Autori sconosciuti hanno distrutto dieci viti Chardonnay nei terreni del campus dell’Università di Verona a San Floriano in Valpolicella nella notte tra il 12 e il 13 febbraio. Tra di esse c’erano cinque viti NGT sperimentali e cinque piante di controllo che erano state piantate solo lo scorso autunno. Queste sono le prime viti NGT in un esperimento di campo in Europa.
Il campo di prova appartiene al progetto di ricerca Vitea del gruppo di lavoro di genetica agraria dell’Istituto di biotecnologia dell’Università di Verona, guidato da Mario Pezzotti e dallo spin-off universitario Edivite.
Un possibile motivo potrebbe essere la resistenza agli organismi geneticamente modificati (OGM), poiché il campo di prova era contrassegnato con un apposito cartello. Tuttavia, gli scienziati sottolineano che non si tratta di OGM, ma di piante che sono state mutate deliberatamente utilizzando tecniche di Evoluzione Assistita (TEA). Questo metodo imita le mutazioni naturali e le potenzia in modo mirato. L’obiettivo è sviluppare varietà di vite resistenti e ridurre così l’uso di pesticidi.
“Le viti TEA non sono piante OGM,” ha spiegato il professor Mario Pezzotti, coordinatore del gruppo di ricerca di genetica agraria. “Le mutazioni avvengono come in natura, solo in modo mirato. Oltre ai test di laboratorio, abbiamo bisogno anche di test sul campo.”

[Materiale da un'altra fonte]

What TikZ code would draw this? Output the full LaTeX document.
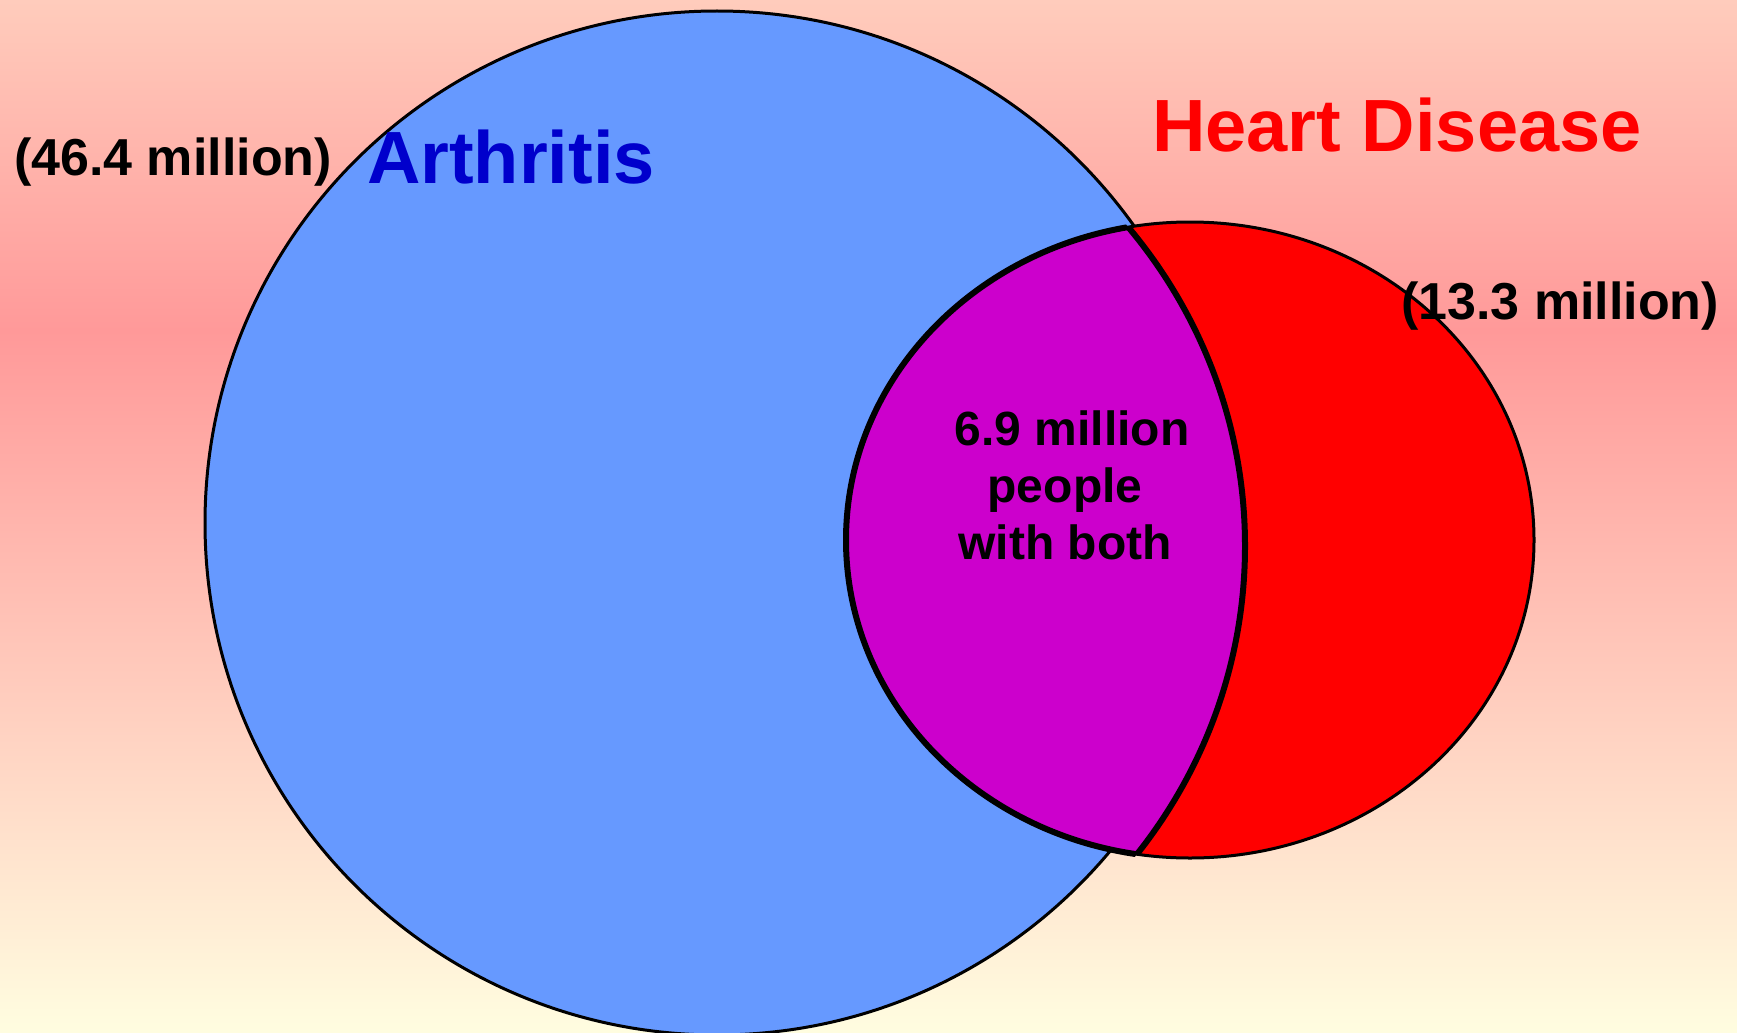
\documentclass[tikz,border=0pt]{standalone}
\usepackage{fontspec}
\setmainfont{Liberation Sans}
\definecolor{bgtop}{HTML}{FFCCBC}
\definecolor{bgpink}{HTML}{FF9999}
\definecolor{bgcream}{HTML}{FFFDE0}
\definecolor{artblue}{HTML}{6699FF}
\definecolor{heartred}{HTML}{FF0000}
\definecolor{bothpurple}{HTML}{CC00CC}
\definecolor{titleblue}{HTML}{0000CC}
\tikzset{
  vennline/.style={draw=black, line width=3pt},
  biglabel/.style={font=\bfseries\fontsize{52}{60}\selectfont, text=black, inner sep=0pt, anchor=base},
  titlelabel/.style={font=\bfseries\fontsize{74}{84}\selectfont, inner sep=0pt, anchor=base},
  bothlabel/.style={font=\bfseries\fontsize{48}{57}\selectfont, text=black, inner sep=0pt, anchor=base}
}
\begin{document}
\begin{tikzpicture}[x=1pt,y=-1pt]
\useasboundingbox (0,0) rectangle (1737,1033);
% background
\fill[top color=bgtop, bottom color=bgpink] (0,0) rectangle (1737,331);
\fill[top color=bgpink, bottom color=bgcream] (0,330) rectangle (1737,1033);
% arthritis circle
\fill[artblue] (717,523) ellipse[x radius=512pt, y radius=512pt];
\draw[vennline] (717,523) ellipse[x radius=512pt, y radius=512pt];
% heart disease ellipse
\fill[heartred] (1190,540) ellipse[x radius=344pt, y radius=318pt];
\draw[vennline] (1190,540) ellipse[x radius=344pt, y radius=318pt];
% overlap lens
\begin{scope}
  \clip (1190,540) ellipse[x radius=344pt, y radius=318pt];
  \fill[bothpurple] (725,546) ellipse[x radius=520pt, y radius=505pt];
  \draw[line width=6pt] (725,546) ellipse[x radius=520pt, y radius=505pt];
\end{scope}
\begin{scope}
  \clip (725,546) ellipse[x radius=520pt, y radius=505pt];
  \draw[line width=6pt] (1190,540) ellipse[x radius=344pt, y radius=318pt];
\end{scope}
% labels
\node[biglabel] (artnum) at (173,175) {(46.4 million)};
\node[titlelabel, text=titleblue] (arttitle) at (511,183) {Arthritis};
\node[titlelabel, text=heartred] (hearttitle) at (1397,151) {Heart Disease};
\node[biglabel] (heartnum) at (1560,319) {(13.3 million)};
\node[bothlabel] (both1) at (1072,445) {6.9 million};
\node[bothlabel] (both2) at (1065,502) {people};
\node[bothlabel] (both3) at (1065,559) {with both};
\end{tikzpicture}
\end{document}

La distruzione delle viti ha suscitato una vasta condanna. Eugenio Tassinari, presidente dell’associazione sementiera italiana Assosementi, ha descritto l’incidente come “un attacco a decenni di lavoro di ricerca e all’intero settore agricolo e alimentare italiano.” Garlich von Essen, segretario generale dell’associazione sementiera europea Euroseeds, ha criticato l’attacco come “inaccettabile” e ha sottolineato che l’innovazione scientifica non deve essere bloccata dalla paura o dall’ideologia.